One thing that happened here is that they aren't using current LLMs:
> Most issues were completed in February and March 2025, before models like Claude 4 Opus or Gemini 2.5 Pro were released.
That doesn't mean this study is bad! In fact, I'd be very curious to see it done again, but with newer models, to see if that has an impact.
I've been hearing this for 2 years now
the previous model retroactively becomes total dogshit the moment a new one is released
convenient, isn't it?
If you pay attention to who says it, you'll find that people have different personal thresholds for finding llms useful, not that any given person like steveklabnik above keeps flip-flopping on their view.
This is a variant on the goomba fallacy: https://englishinprogress.net/gen-z-slang/goomba-fallacy-exp...
Even then though, “technology gets better over time” shouldn’t be surprising, as it’s pretty common.
For context, I've been using AI, a mix of OpenAi + Claude, mainly for bashing out quick React stuff. For over a year now. Anything else it's generally rubbish and slower than working without. Though I still use it to rubber duck, so I'm still seeing the level of quality for backend.
I'd say they're only marginally better today than they were even 2 years ago.
Every time a new model comes out you get a bunch of people raving how great the new one is and I honestly can't really tell the difference. The only real difference is reasoning models actually slowed everything down, but now I see its reasoning. It's only useful because I often spot it leaving out important stuff from the final answer.
I do not program for my day job and I vibe coded two different web projects. One in twenty mins as a test with cloudflare deployment having never used cloudflare and one in a week over vacation (and then fixed a deep safari bug two weeks later by hammering the LLM). These tools massively raise the capabilities for sub-average people like me and decrease the time / brain requirements significantly.
I had to make a little update to reset the KV store on cloudflare and the LLM did it in 20s after failing the syntax twice. I would’ve spent at least a few minutes looking it up otherwise.
It's been a very noticeable uptick in power, and although there have been some nice increases with past model releases, this has been both the largest and the one that has unlocked the most real value since I've been following the tech.
Yes, it might make a difference, but it is a little tiresome that there's always a “this is based on a model that is x months old!” comment, because it will always be true: an academic study does not get funded, executed, written up, and published in less time.
Of course it's possible that at some point you get to a model that really works, irrespective of the history of false claims from the zealots, but it does mean you should take their comments with a grain of salt.
Sure you may end up missing out on a good thing and then having to come late to the party, but coming early to the party too many times and the beer is watered down and the food has grubs is apt to make you cynical the next time a party announcement comes your way.
Like the boy who cried wolf, it'll eventually be true with enough time... But we should stop giving them the benefit of the doubt.
_____
Jan 2025: "Ignore last month's models, they aren't good enough to show a marked increase in human productivity, test with this month's models and the benefits are obvious."

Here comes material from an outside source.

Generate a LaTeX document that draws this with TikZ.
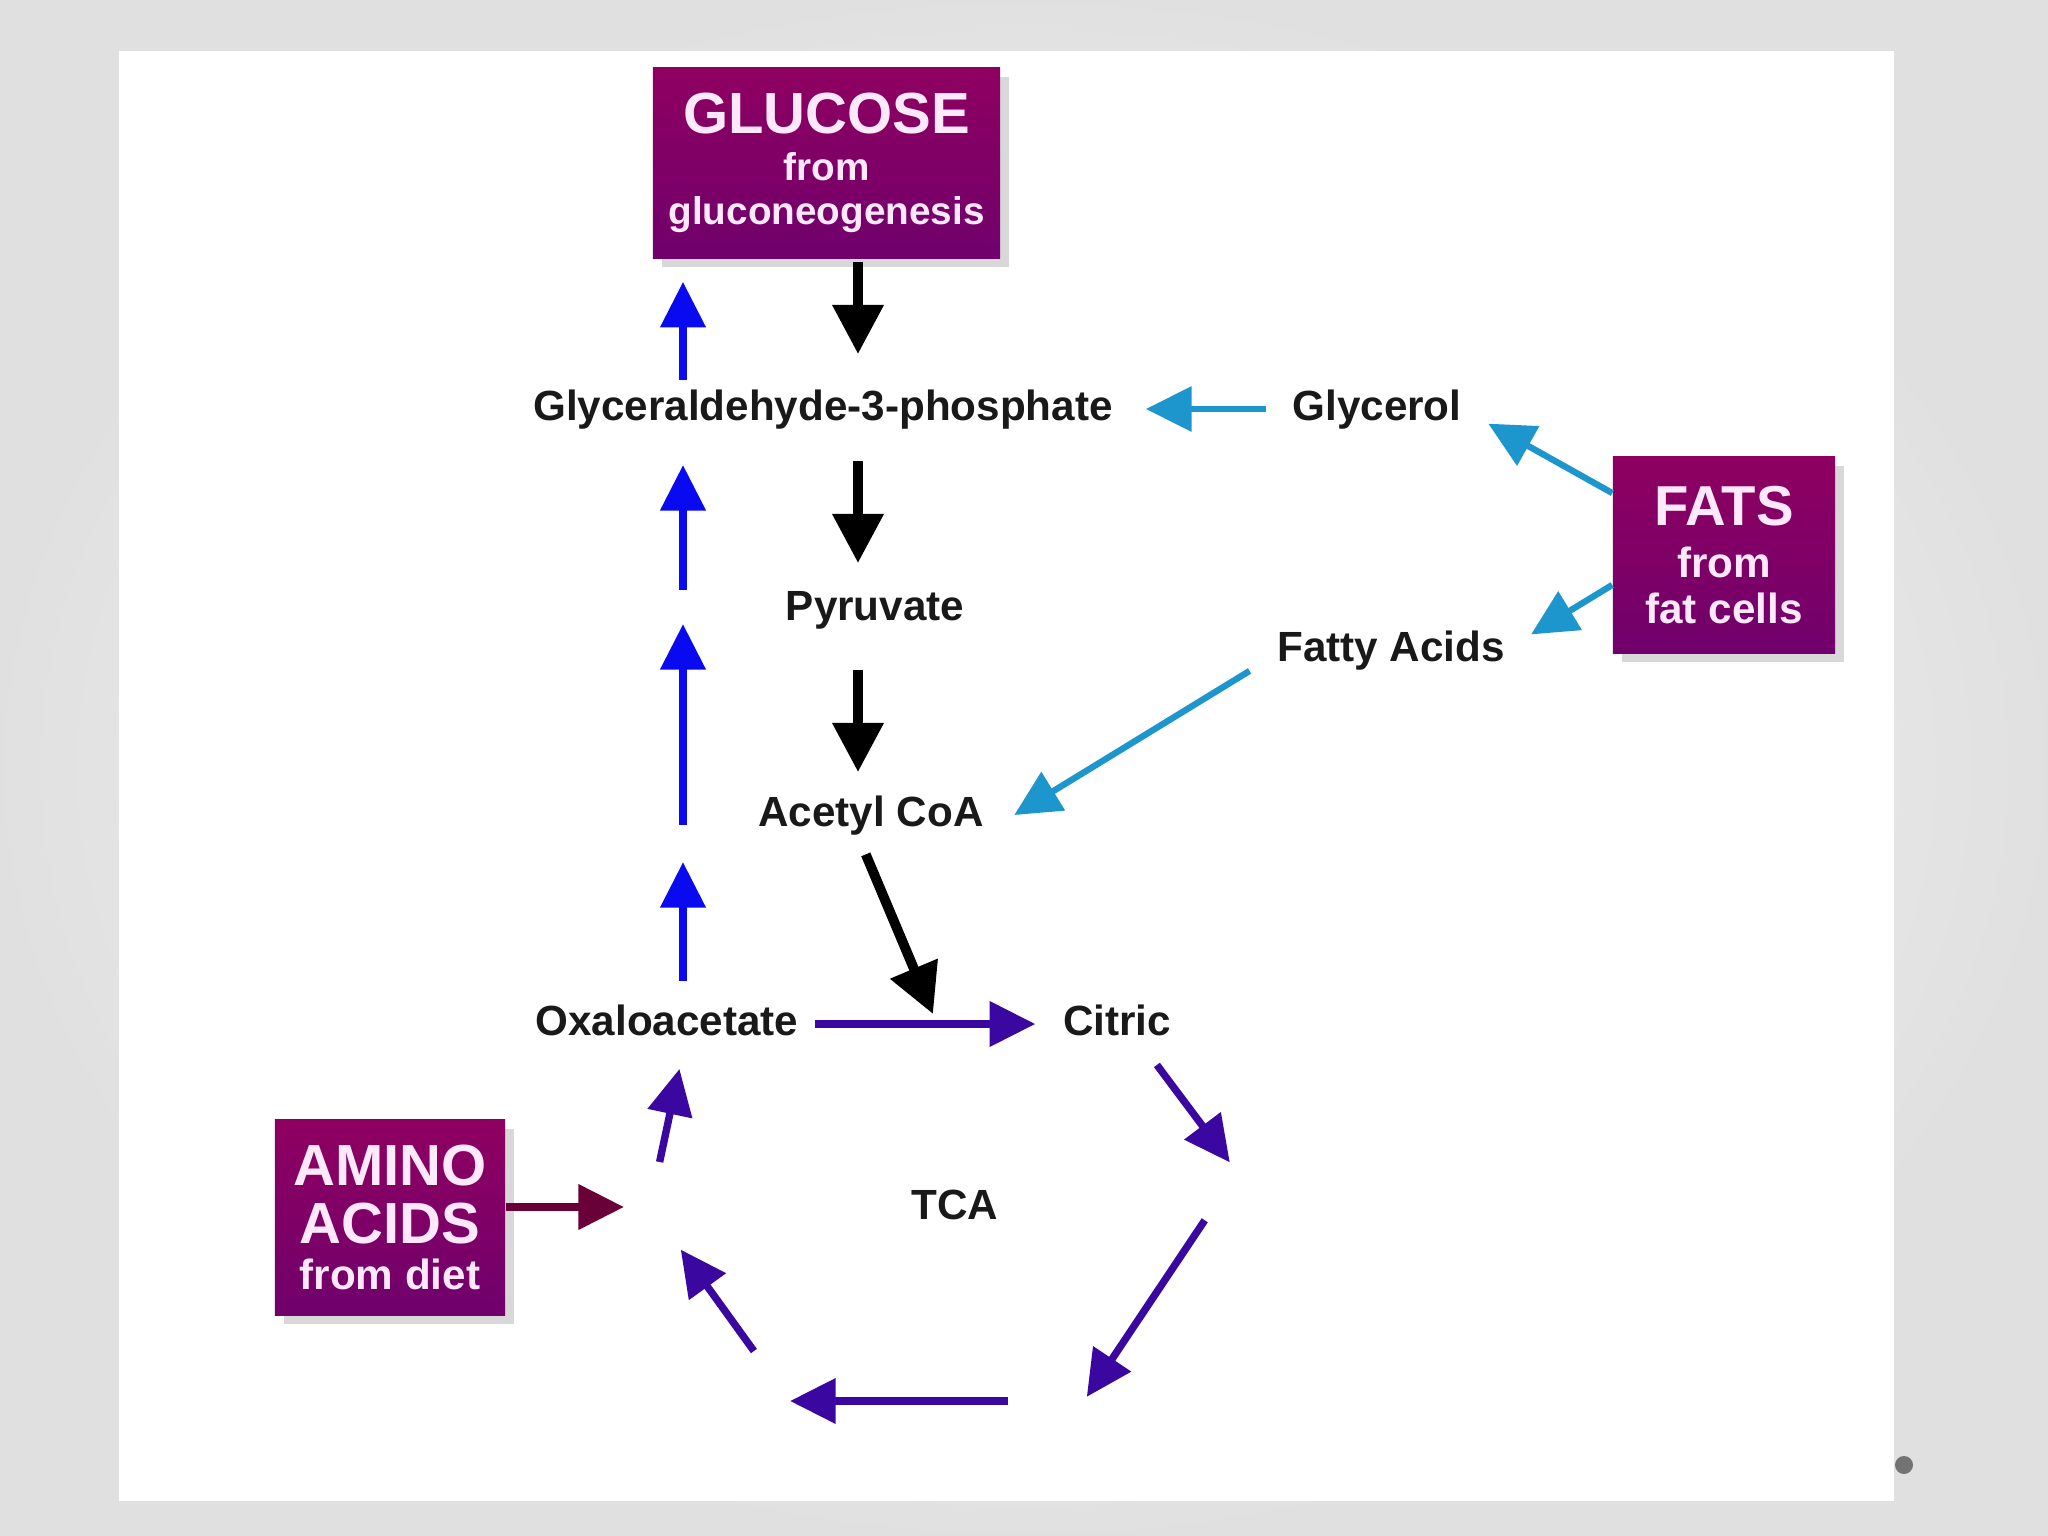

Feb 2025: "Ignore last month's models, they aren't good enough to show a marked increase in human productivity, test with this month's models and the benefits are obvious."
Mar 2025: "Ignore last month's models, they aren't good enough to show a marked increase in human productivity, test with this month's models and the benefits are obvious."
Apr 2025: [Ad nauseam, you get the idea]
Keep writing your code manually, nobody cares.
More generally, the phenomenon this is quite simply explained and nothing surprising: New things improve, quickly. That does not mean that something is good or valuable but it's how new tech gets introduced every single time, and readily explains changing sentiment.
We're in a hype cycle, and it means we should be extra critical when evaluating the tech so we don't get taken in by exaggerated claims.